The garden front features a full-height canted bay to the right, breaking the eaves line, crowned by a steep slated polygonal pointed roof with swept eaves. Steep stone gables with blind four-pointed star panels and flush verges edged in nogged brick frame the eaves-breaking centre and left windows, which are two-light openings. The canted bay contains 1-2-1-light windows. Ground floor windows include a 2-light opening to the left, a 3-light window to the centre, and 1-2-1-light windows to the canted bay, each with prominent segmental-pointed relieving arches above (except over the side lights of the canted bay). Beneath the relieving arches, small stones are set diagonally as infill. The end walls carry the four bands around and include an additional band in the apex. Nogged brick flush verges finish both ends. The left end wall features one first-floor casement. The right end chimney breast rises substantially from the first floor, its lower section stepped outward on five roll-moulded stone corbels with yellow brick quoins. Single-light windows occupy the ground floor on either side.
All windows are plate-glass sashes in Gothic surrounds. Upper-floor windows feature cusped-pointed lights, while those below have flat shouldered heads. All windows are chamfered without sills.
The rear elevation has a slightly projecting gable to the left with first-floor two-light windows (heads blind) and a ground-floor two-light window left of centre, with a door to the right. The first-floor window features a sill band beneath it, but no other bands continue upward. The door is cusped-pointed with red brick and Bath stone voussoirs. The adjacent window to the left has a relieving arch and diagonal stone infill matching the garden front pattern. A timber cross-window to the right has a simpler segmental-pointed bicolour head with yellow brick sides and flush stone sills. The lower two bands and the lower band of the upper floor continue around this section. A stair-lighting window with a head above a red brick band sits to the left, and a door between two windows occupies the ground floor to the right.

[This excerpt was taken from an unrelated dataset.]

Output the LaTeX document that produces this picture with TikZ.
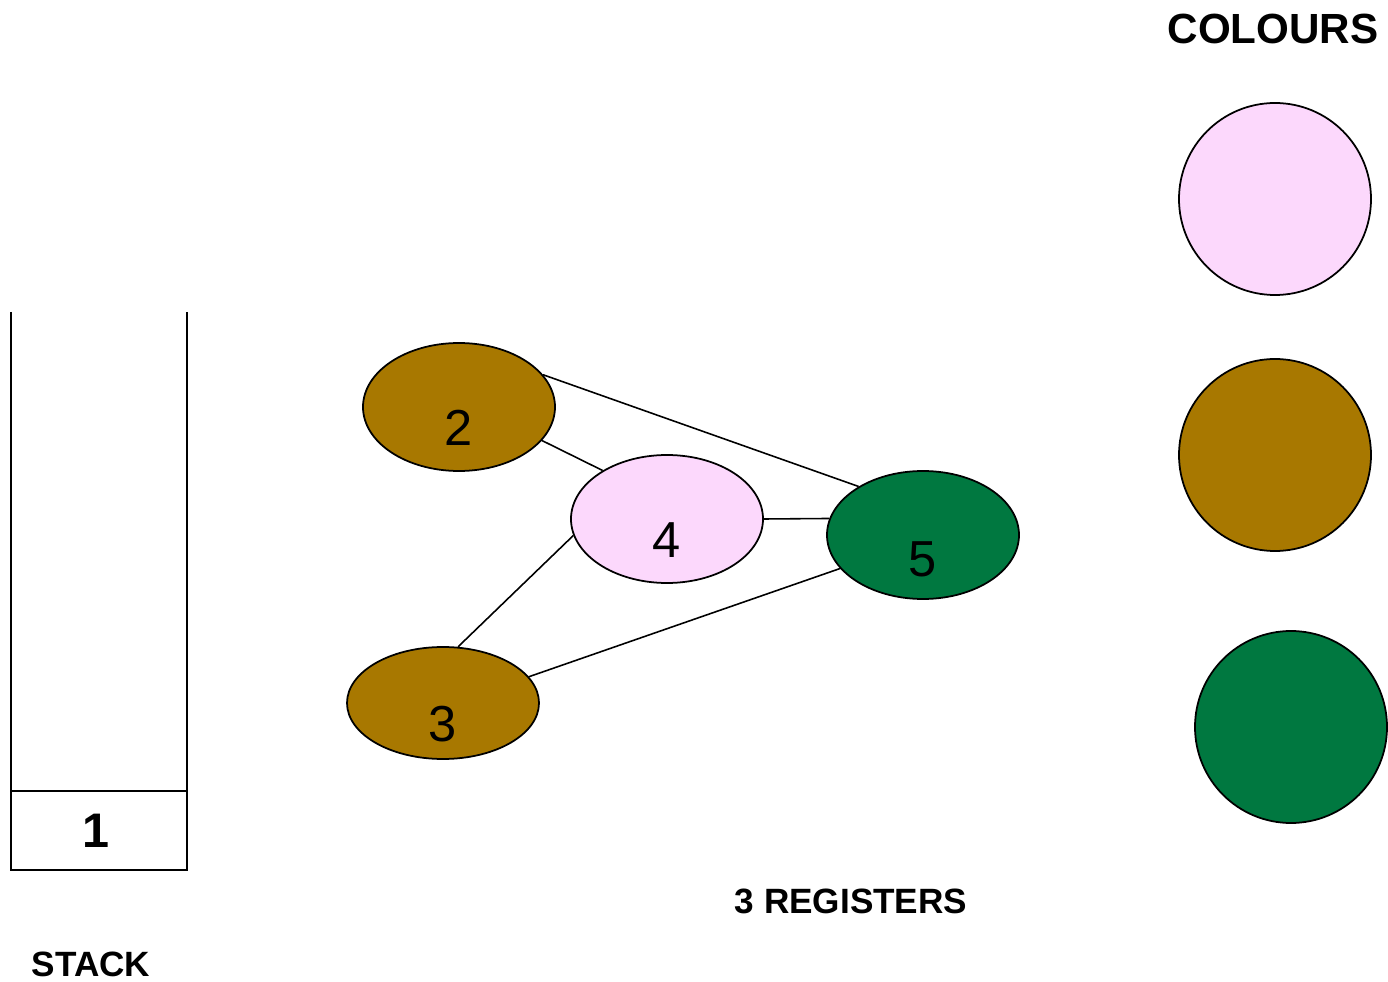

The interior contains an inner half-glazed door. A staircase to the right of the rear wall features short returns at foot and landing, with a closed string, moulded rail, and chamfered and stopped balusters topped with pointed heads and quatrefoil pierced sloping pieces between each baluster. The newels are chamfered with ball finials on tall necks. Panelling below the stairs displays trefoil decoration. Doors throughout are four-panel. The ground floor is divided into a drawing room occupying the canted bay, a dining room in the centre, and a kitchen to the right, with a china pantry opposite the service passage. Chimneypieces have been removed.